Midwest: I recommend Pittsburgh, and I'm not kidding.
19
@17 @18 can you really deal with 4 months of snow each winter? and not like, the fun stuff, the ruin-your-car-gotta-build-a-special-room-in-your-house type of snow.
20
@16 It seems to me that a key element in arriving at a critical mass of kind of creativity you are talking about is an environment with some form of cheap housing.
21
Oh fuckoff back to Kansas, you sourgraped whineboy.
22
Almost Live! did it better: https://www.youtube.com/watch?v=HLIpuTuR…
23
Okay, here goes.

I LOVE SEATTLE!!!

Been here 10 years, which makes me a fresh off the boat immigrant to some folks around here, but fuck 'em. I pay my taxes and keep the peace.

@11 Quit being such a Seattle pedant. The connotation of "car-free" is "not owning a car". Of course car-less people rent Zip cars, call Lyft, get rides from friends, etc. etc. Like I have for the past 10 years. And Mr. 5 is spot-on...podcasts and headphones are a Godsend for those interminable bus rides. As long as you can score a seat. Oh, how my arms ache holding on a bus bar for an hour and half during rush hour! You just don't understand the First World Problems I must endure!

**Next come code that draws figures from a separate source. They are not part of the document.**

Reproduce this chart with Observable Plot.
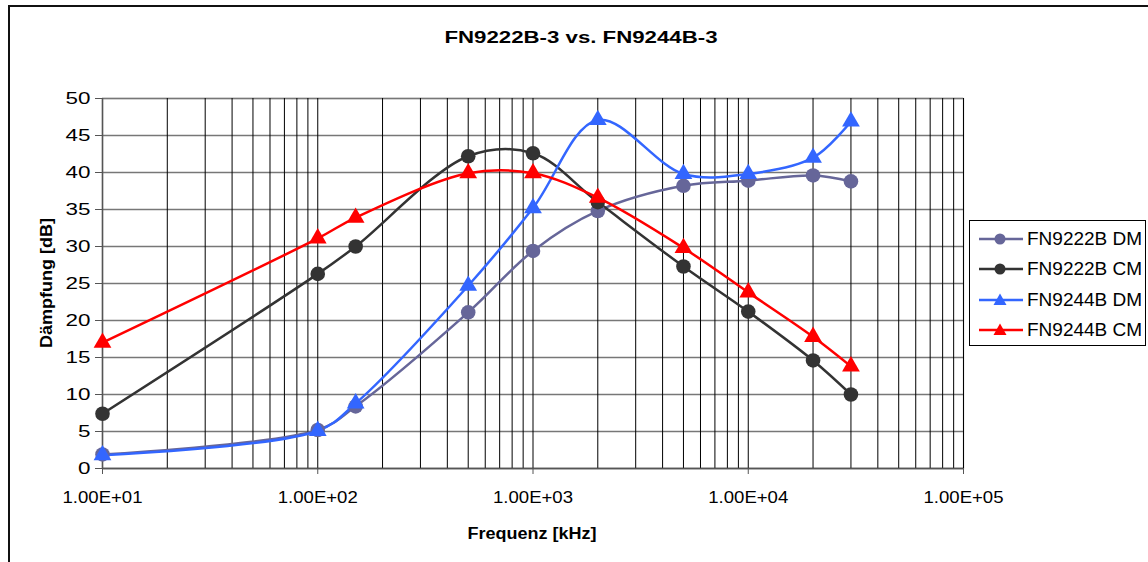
<!DOCTYPE html>
<html>
<head>
<meta charset="utf-8">
<script src="https://cdn.jsdelivr.net/npm/d3@7"></script>
<script src="https://cdn.jsdelivr.net/npm/@observablehq/plot@0.6"></script>
<style>
  html, body { margin: 0; padding: 0; background: #fff; overflow: hidden; }
  #wrap { position: relative; width: 1148px; height: 562px; font-family: "Liberation Sans", Arial, sans-serif; }
  #frame { position: absolute; left: 8px; top: 5px; width: 1200px; height: 620px; border: 2px solid #111; box-sizing: border-box; pointer-events: none; }
  #chart { position: absolute; left: 0; top: 0; }
  #overlay { position: absolute; left: 0; top: 0; pointer-events: none; }
  #legend { position: absolute; left: 969px; top: 220px; width: 177px; height: 126px; border: 1px solid #000; box-sizing: border-box; background: #fff; }
  .entry { position: absolute; left: 8px; height: 22px; display: flex; align-items: center; font-size: 19px; color: #000; white-space: nowrap; }
  .entry svg { margin-right: 3px; }
</style>
</head>
<body>
<div id="wrap">
  <div id="chart"></div>
  <div id="frame"></div>
  <svg id="overlay" width="1148" height="562" font-family="'Liberation Sans', Arial, sans-serif" font-weight="bold" fill="#000">
    <text id="title" x="581" y="43" text-anchor="middle" font-size="17">FN9222B-3 vs. FN9244B-3</text>
    <text id="xlabel" x="532" y="539" text-anchor="middle" font-size="16">Frequenz [kHz]</text>
    <text id="ylabel" transform="translate(52,283) rotate(-90)" text-anchor="middle" font-size="16">Dämpfung [dB]</text>
  </svg>
  <div id="legend"></div>
</div>
<script>
// ---- data ----
const frequencies = [10, 100, 150, 500, 1000, 2000, 5000, 10000, 20000, 30000];
const fn9222bDM = [1.9, 5.2, 8.4, 21.1, 29.4, 34.8, 38.2, 38.9, 39.6, 38.8];
const fn9222bCM = [7.4, 26.3, 30.0, 42.2, 42.6, 36.0, 27.3, 21.2, 14.6, 10.0];
const fn9244bDM = [1.8, 5.1, 8.8, 24.7, 35.2, 47.1, 39.8, 39.8, 42.0, 46.9];
const fn9244bCM = [17.0, 31.1, 33.9, 39.9, 39.9, 36.6, 29.8, 23.8, 17.8, 13.8];
const seriesNames = ["FN9222B DM", "FN9222B CM", "FN9244B DM", "FN9244B CM"];
const seriesColors = ["#666699", "#333333", "#3366FF", "#FF0000"];
const seriesSymbols = ["circle", "circle", "triangle", "triangle"];
const yTicks = [0, 5, 10, 15, 20, 25, 30, 35, 40, 45, 50];
const xTicks = [10, 100, 1000, 10000, 100000];
const xTickLabels = ["1.00E+01", "1.00E+02", "1.00E+03", "1.00E+04", "1.00E+05"];

const seriesValues = [fn9222bDM, fn9222bCM, fn9244bDM, fn9244bCM];
const rows = [];
seriesNames.forEach((name, si) => {
  frequencies.forEach((f, i) => rows.push({series: name, f, v: seriesValues[si][i]}));
});

// grid positions (1..9 × each decade)
const minorGrid = [];
for (let k = 1; k <= 4; k++) for (let m = 1; m <= 9; m++) minorGrid.push(m * Math.pow(10, k));
minorGrid.push(100000);

const marks = [
  Plot.frame({stroke: "#c8c8c8", strokeWidth: 1.5}),
  Plot.gridY(yTicks, {stroke: "#777", strokeOpacity: 1, strokeWidth: 1.3}),
  Plot.gridX(minorGrid, {stroke: "#000", strokeOpacity: 1, strokeWidth: 1}),
  Plot.ruleX([10], {stroke: "#555", strokeWidth: 1.5}),
  Plot.ruleY([0], {stroke: "#555", strokeWidth: 1.5}),
  Plot.axisY({ticks: yTicks, tickSize: 7, tickPadding: 5, fontSize: 16, label: null, stroke: "#555", className: "yax"}),
  Plot.axisX({ticks: xTicks, tickFormat: (d) => xTickLabels[xTicks.indexOf(d)], tickSize: 6, tickPadding: 17, fontSize: 16, label: null, stroke: "#555", className: "xax"})
];
seriesNames.forEach((name, si) => {
  const data = rows.filter(r => r.series === name);
  marks.push(Plot.line(data, {x: "f", y: "v", stroke: seriesColors[si], strokeWidth: 2.5, curve: "catmull-rom"}));
});
seriesNames.forEach((name, si) => {
  const data = rows.filter(r => r.series === name);
  marks.push(Plot.dot(data, {x: "f", y: "v", fill: seriesColors[si], stroke: "none", symbol: seriesSymbols[si], r: seriesSymbols[si] === "circle" ? 7.3 : 6.6}));
});

const chart = Plot.plot({
  width: 1148,
  height: 562,
  marginLeft: 102,
  marginRight: 185,
  marginTop: 98,
  marginBottom: 94,
  style: {fontFamily: "'Liberation Sans', Arial, sans-serif", color: "#000", background: "transparent"},
  x: {type: "log", domain: [10, 100000]},
  y: {domain: [0, 50]},
  marks
});
document.getElementById("chart").appendChild(chart);

// horizontal stretch of the text, as in the reference rendering
function stretch(el, factor, target) {
  const w = el.getComputedTextLength();
  el.setAttribute("textLength", target != null ? target : w * factor);
  el.setAttribute("lengthAdjust", "spacingAndGlyphs");
}
chart.querySelectorAll("g[aria-label='y-axis tick label'] text").forEach(t => stretch(t, 1.4));
chart.querySelectorAll("g[aria-label='x-axis tick label'] text").forEach(t => stretch(t, 1.0, 80));
stretch(document.getElementById("title"), 1, 273);
stretch(document.getElementById("xlabel"), 1, 129);
stretch(document.getElementById("ylabel"), 1, 130);

// legend
const legend = document.getElementById("legend");
seriesNames.forEach((name, si) => {
  const div = document.createElement("div");
  div.className = "entry";
  div.style.top = (7 + si * 30.3) + "px";
  const sym = seriesSymbols[si] === "circle"
    ? `<circle cx="22" cy="11" r="5.5" fill="${seriesColors[si]}"/>`
    : `<path d="M22,4.5 L28.5,16 L15.5,16 Z" fill="${seriesColors[si]}"/>`;
  div.innerHTML = `<svg width="46" height="22"><line x1="1" x2="45" y1="11" y2="11" stroke="${seriesColors[si]}" stroke-width="2.5"/>${sym}</svg><span>${name}</span>`;
  legend.appendChild(div);
});
</script>
</body>
</html>
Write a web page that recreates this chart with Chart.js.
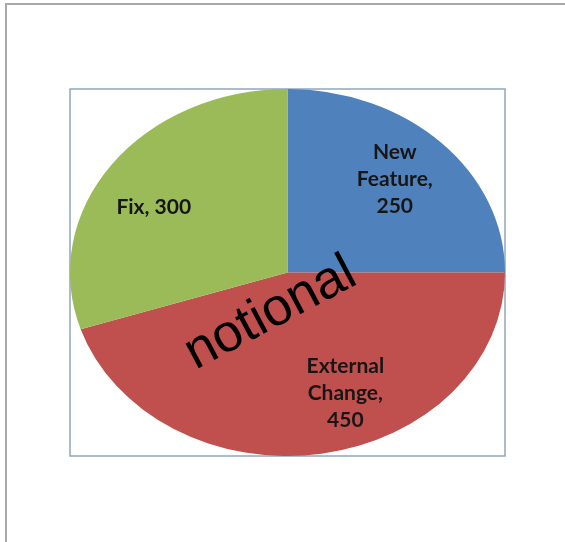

In conclusion: I LOVE SEATTLE. And your whining about how Seattle sucks makes me love it even more, like a puppy you like to kick around. I prefer to pet it. Did I mention salmon, Holy Mountain beer, the 520 Bridge bike 'n' stroll trail? SEATTLE RULES THE WORLD. And I don't use all-caps frivolously, I'll have you know.
24
I was born in Northwest Hospital a zillion years ago. The last 5 years of boom have indeed been shocking, along with the lack of affordable housing. Seattle is not what it was when I was a kid.
@15 & @16: It's interesting to get your views on how neighborhoods are changing with the influx of newcomers and generations.
25
@18, I agree about Pittsburgh. But also, it is not the Midwest, it’s considered East Coast.
26
Seattle is (in the minds of Millennials and GenZ) a tech super-city where there's money to be made. Gone are the days that made it a GenX haven. Times change. And Seattle was a city ripe for change, catalyzed by the Great Recession, Amazon relocating to SLU, the rise politically correct niceties of Fakebook and Twatter, Macklemore's hipster anthems, pedophile Ed Murray's mayoral cronyism, the Seahawks winning the Superbowl (and subsequent commercials luring millennials to Seattle), and the legalization of marijuana. All these played a massive part in making a new city culture. And whether you can except that or not is 100% your prerogative. There are other wonderfully creative cities (yes in the midwest) that are cheap and beckoning for new blood, like Pittsburgh, Cincinnati, and San Antonio. Just remember that these places ARE NOT Seattle, therefore leave your precious pooches (aka: children compensators, parentile dysfunctors, lesbian lemmings) at home and not in restaurants or grocery stores.
27
I was born in Seattle and inoculated myself early in life by living in SE Virginia (Officer Basic Quarters and strip malls), Kuwait, rural Japan, Tokyo and Taipei (the latter locations as a teacher). I love it here, there are tougher places out there to get by.
28
Derek you rule.
I know your trials well.
I loved the genx ruins of post 90s apolocalypse seattle. The cheaper rent, the music and the clubs.
Although I'm younger than you, being from the northwest i had a feeling of belonging to seattle and had pride in my shitty city until all my male friends in bands who ever slept with a woman (even their own girlfriends) got "#metoo'd" on face book and every negative fake lesbian with too much to think about after their long hard day at the bar spending daddys trust fund drunkenly decides to weigh in heavy on strangers lives.
Yeah STRANGERs.
I decided to leave the cold damp land of the birthplace of the court of social media as well.
I hope it crumbles into the puget sound and maybe amazon could market it as a really hip aquarium.
Good luck growing up you neon haired perpetual pre teen (future aquatic mammal) idiots.
29
If you are thinking about moving to Seattle be forewarned!: most of the residents are from somewhere else -- and they brought their Racism and uptightness with them!